With regard to historical and social locales, and to synthesize the above point, let me put it this way: “being experimental” is a set of socially mandated and/or culturally oppositional stances, practices and performances encompassing historical reference, interventions into or rehearsing of formal avant-garde traditions (international and local), culturally-specific styles and acts of writing, socio-historical association, tendency or grouping, claiming marginality (often for good reason), and even individualist “maverick” proclamation or provocation (rejecting grouping, and as a result claiming inimitability). Being experimental can be a self-nomination but it can also come about through social circumstance, being amongst likeminded experimenters. Defined this way, we can begin to think of experimentality not as a clearly demarcated anti-canon, but as a set of practices that are fully adopted by some, partially taken by others, and for others still, unambiguously rejected.

 

 

Michael Farrell.

 

Astrid Lorange.

 

My hope is that this project can assist readers in their own thinking, and that this might generate future dialogues around histories of invention in Australia. Through this history I hope to show another side to Australian poetry, a side that, once the critical lens is adjusted, can become a focal,-or hinge-point around which a vast bulk of Australian poetry can be reconsidered. Let me say this as a poet and as a critic: the best poetry in Australia has been and continues to be experimental, it continues to be “at its core.” In the next post, titled “The Australian Neo-Avant-Garde: Beginnings, 1973-1992,” I will explore some key figures of this period and their poetic practices that will serve as the opening instances of this study. Following this I will examine some recent trends in contemporary Australian experimental poetry, from the 1990s to the present day. In the final post I will offer some suggestions for future directions in experimental poetics.

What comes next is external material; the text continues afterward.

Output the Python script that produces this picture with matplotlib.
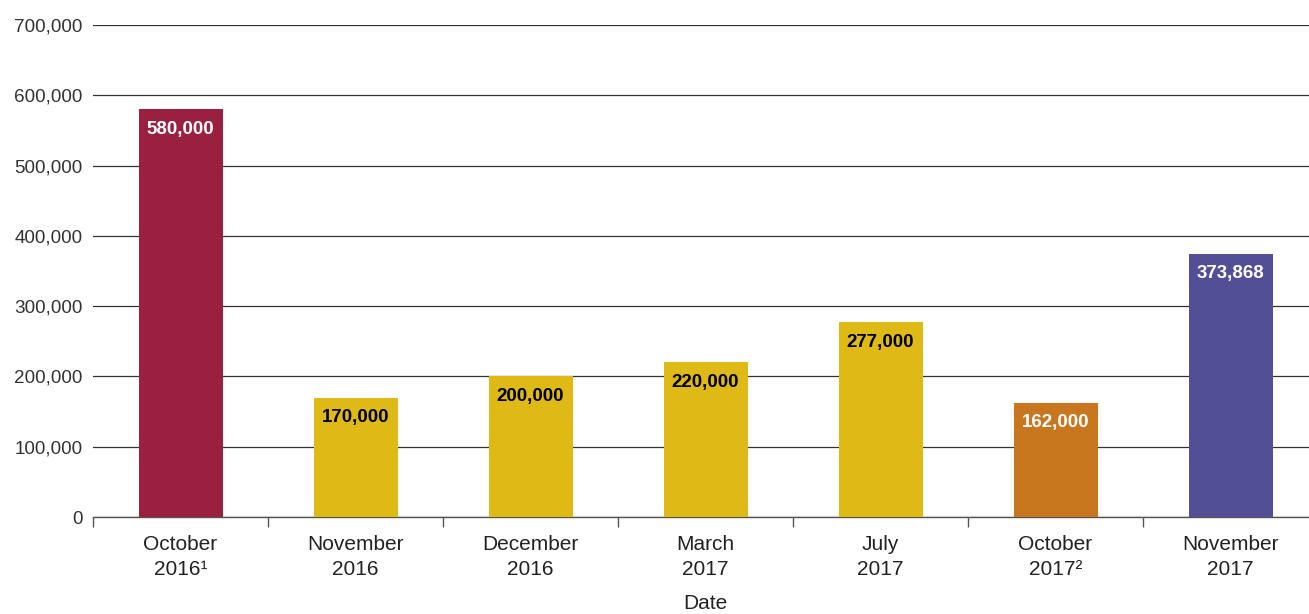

[i] For a description of this book and its aims see:

https://www.palgrave.com/de/book/9783319462417.

[ii] See Farrell’s Writing Australian Unsettlement: Modes of Poetic Invention 1796-1945 (2). Discussion further below.

[iii] Given how much of the key figures and their works I will need to cover to get to an elementary historical picture of the neo-avant-garde, these blog posts will not be able to include opinion and commentary about the “worth” of experiment in Australia, questions of plagiarism/citation, casual, non-critical commentary about the obscurity of experimental poetry, the relation to Language Writing (there is much experimental poetry in Australia which has little to no relation to Language Writing [and there is much experimental writing in North America which is not directly related to Language Writing]) or the experimental-lyrical relation/divide. Readers might find ramifications for these commentaries in the critical arguments presented here, but given the sheer scale of the works by these specific experimental poets, time hasn’t allowed those more opinion-based commentaries to be factored in to this discussion.

[iv] Or complex appraisals of vanguardist “invasion” versus/or alongside regionalism. See John Kinsella’s “Spatial Relations” in Spatial Relations Volume Two, or here online: http://www.johnkinsella.org/essays/spatial.html

[v] Several excellent studies exist of transnational neo-avant-gardes, belated avant-gardes and post-avant-garde experimental practices. A particularly relevant one for this study is Dubravka Djurić and Miško Šuvaković, Eds. Impossible Histories: Historical Avant-gardes, Neo-avant-gardes, and Post-avant-gardes in Yugoslavia, 1918-1991. Cambridge: MIT Press, 2003. The use of three categories, the historical or “classical” avant-garde, the neo-avant-garde, and the post-avant-garde has been useful in making sense of that complex transfer between modern/neo and contemporary experimental that occurs in Australian poetics history.

[vi] As I read it, Mead’s strongest follow-up on these critical leads occurs in his readings of Lionel Fogarty and Π.O. See pp. 399-454.